A première vue, moi seul puis voir ce que je vois. Un autre peut voir les objets que je vois, de son point de vue nécessairement différent. Ou encore, il peut voir mon cerveau pendant que je vois, voir les corrélats neuronaux de ma vision. Mais nul ne peut voir ma vision, sauf moi. Tel est le gouffre, apparemment infranchissable, entre le sujet et l'objet.
Par exemple, je peux voir cette pomme que regarde mon voisin. Mais je ne peux pas voir sa vision de cette pomme. Et réciproquement.

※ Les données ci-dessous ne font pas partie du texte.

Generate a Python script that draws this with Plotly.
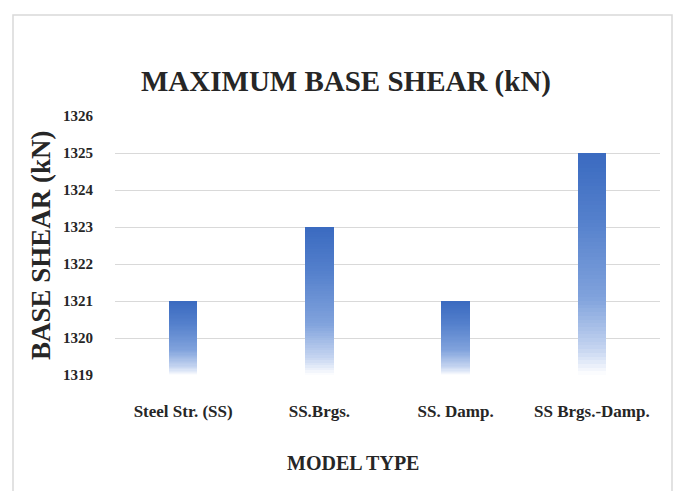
import plotly.graph_objects as go

categories = ["Steel Str. (SS)", "SS.Brgs.", "SS. Damp.", "SS Brgs.-Damp."]
base_shear = [1321, 1323, 1321, 1325]
y_ticks = [1319, 1320, 1321, 1322, 1323, 1324, 1325, 1326]

Y_MIN, Y_MAX = 1319, 1326
FONT = "Liberation Serif"

# page offset compensation (browser body margin)
OFF = 8
L, R, T, B = 115 - OFF, 683 - 660 + OFF, 116 - OFF, 491 - 375 + OFF
PW, PH = 545, 259

# gradient stops (t=0 bottom -> t=1 top)
stops = [(0.0, (255, 255, 255)), (0.12, (196, 212, 240)), (0.35, (128, 162, 220)),
         (0.7, (84, 128, 204)), (1.0, (58, 106, 192))]


def grad(t):
    for (t0, c0), (t1, c1) in zip(stops[:-1], stops[1:]):
        if t0 <= t <= t1:
            f = (t - t0) / (t1 - t0)
            return "rgb(%d,%d,%d)" % tuple(round(a + (b - a) * f) for a, b in zip(c0, c1))
    return "rgb(%d,%d,%d)" % stops[-1][1]


N = 60
fig = go.Figure()
for k in range(N):
    seg = [(v - Y_MIN) / N for v in base_shear]
    bases = [Y_MIN + k * s for s in seg]
    fig.add_trace(go.Bar(
        x=categories, y=seg, base=bases, width=0.21,
        marker=dict(color=grad((k + 0.5) / N), line=dict(width=0)),
        showlegend=False, hoverinfo="skip"))


def px_x(p):
    return (p - 115) / PW


def px_y(p):
    return (375 - p) / PH


fig.update_layout(
    width=683, height=491,
    margin=dict(l=L, r=R, t=T, b=B),
    paper_bgcolor="white", plot_bgcolor="white",
    barmode="overlay", bargap=0,
    font=dict(family=FONT, color="#262626"),
    title=dict(text="<b>MAXIMUM BASE SHEAR (kN)</b>", x=(346 - OFF) / 683, xref="container",
               xanchor="center", y=1 - (81 - OFF) / 491, yref="container", yanchor="middle",
               font=dict(family=FONT, size=29, color="#262626")),
    xaxis=dict(showgrid=False, showline=False, zeroline=False,
               tickfont=dict(family=FONT, size=17, weight="bold", color="#262626"),
               ticklabelstandoff=24),
    yaxis=dict(range=[Y_MIN, Y_MAX], tickvals=y_ticks, showgrid=True,
               gridcolor="#d9d9d9", gridwidth=1.3, zeroline=False, showline=False,
               tickfont=dict(family=FONT, size=15, weight="bold", color="#262626"),
               ticklabelstandoff=21),
    annotations=[
        dict(text="<b>MODEL TYPE</b>", x=px_x(353), y=px_y(463),
             xref="paper", yref="paper", showarrow=False, xanchor="center",
             yanchor="middle", font=dict(family=FONT, size=20, color="#262626")),
        dict(text="<b>BASE SHEAR (kN)</b>", x=px_x(41), y=px_y(245),
             xref="paper", yref="paper", showarrow=False, textangle=-90,
             xanchor="center", yanchor="middle",
             font=dict(family=FONT, size=27, color="#262626")),
    ],
    shapes=[dict(type="rect", xref="paper", yref="paper",
                 x0=px_x(13), x1=px_x(672), y0=px_y(520), y1=px_y(15),
                 line=dict(color="#d9d9d9", width=1.5), layer="below")],
)

fig.write_html("out.html")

Le seul moyen d'échanger nos visions est d'en parler. Et même ce moyen est très loin de permettre un partage fiable. Ce que le langage permet, le plus souvent, c'est de nous faire croire que nous partageons.
Ainsi, je ne peux voir que des objets, ou la part objective des perceptions subjectives d'autrui. Je ne peux jamais voir un autre sujet à la manière d'un objet, ni la part proprement subjective de sa perception, son acte de percevoir.
Cet acte de percevoir étant la conscience, comprise comme acte ou activité, il s'ensuit que je ne peux pas voir la conscience : du moins, je ne peux pas voir une autre conscience, à la manière d'un objet. Inversement, autrui ne peux me voir, moi, en tant que conscience. Il ne peut voir que ma part objective ou objectivable.
Mais l'acte de voir ne peut être objet de vision. Le sujet ne peut devenir objet. Même si je pouvais voir ce que vous voyez en cet instant, je ne pourrais pour autant voir l'acte par lequel vous voyez.
Et, plus profondément, je ne peux moi-même objectiver cet acte pour moi-même. Le sujet ne peut s'objectiver lui-même. C'est cela être sujet : être ce qui est, mais qui n'est rien d'objectif. Plus encore, c'est être ce par quoi tout est connu, mais qui n'est connu par rien. "Cela par quoi tout devient connu, mais que rien ne peut connaître".
Pourtant, des expériences tendent à prouver que les perceptions peuvent être perçues. Voici un article qui rend compte de ce genre de recherche. Un algorithme peut reconstituer en gros ce qu'un sujet voit :
On voit ainsi ce qu'un sujet voit.
Un compte-rendu de l'article : https://www.sciencemag.org/news/2018/01/mind-reading-algorithm-can-decode-pictures-your-head#
Une vidéo :
Il ne fait guère de doute que ces algorithmes pourront un jour reconstituer parfaitement ce que je vois, ce que j'entends et, même, les mots que j'articule "dans ma tête".
Mais pour autant, peut-on dire que cette IA voit ma vision elle-même ?
Non. Elle reconstitue (car, à proprement parler, elle ne "voit" rien) le contenu de ma vision, de mon expérience. Sa part objective ou objectivable. Mais elle ne perçoit pas sa part subjective - l'acte de conscience. Car le sujet ne peut devenir objet, sans quoi il n'est plus sujet ! La conscience ne peut se réduire à un objet perçu sans cesser, par là-même, d'être conscience. Elle peut certes se manifester partiellement comme objet, à la manière d'un miroir qui manifeste en effet son essence quand il reflète des objets. Mais elle ne peut elle-même devenir objet sans cesser d'être sujet.
Un autre peut donc voir "ce que je vois", mais non pas l'acte par lequel je vois, ma vision proprement dite, c'est-à-dire moi. A moins d'être moi. Peut-être sommes-nous un seul et même sujet ? Une seule conscience ?
Si nous sommes une seule et même conscience, comment expliquez-vous que je ne perçoive pas ce que perçoit mon voisin ?
RépondreSupprimerJe ne l'explique pas. Mais une réponse pourrait être que la conscience s'identifie à deux corps différents, un peu comme je peux jouer deux personnages différents, ou rêver deux personnages différents. Ils peuvent ne pas "percevoir" ce que l'autre perçoit alors qu'ils existent dans la même conscience.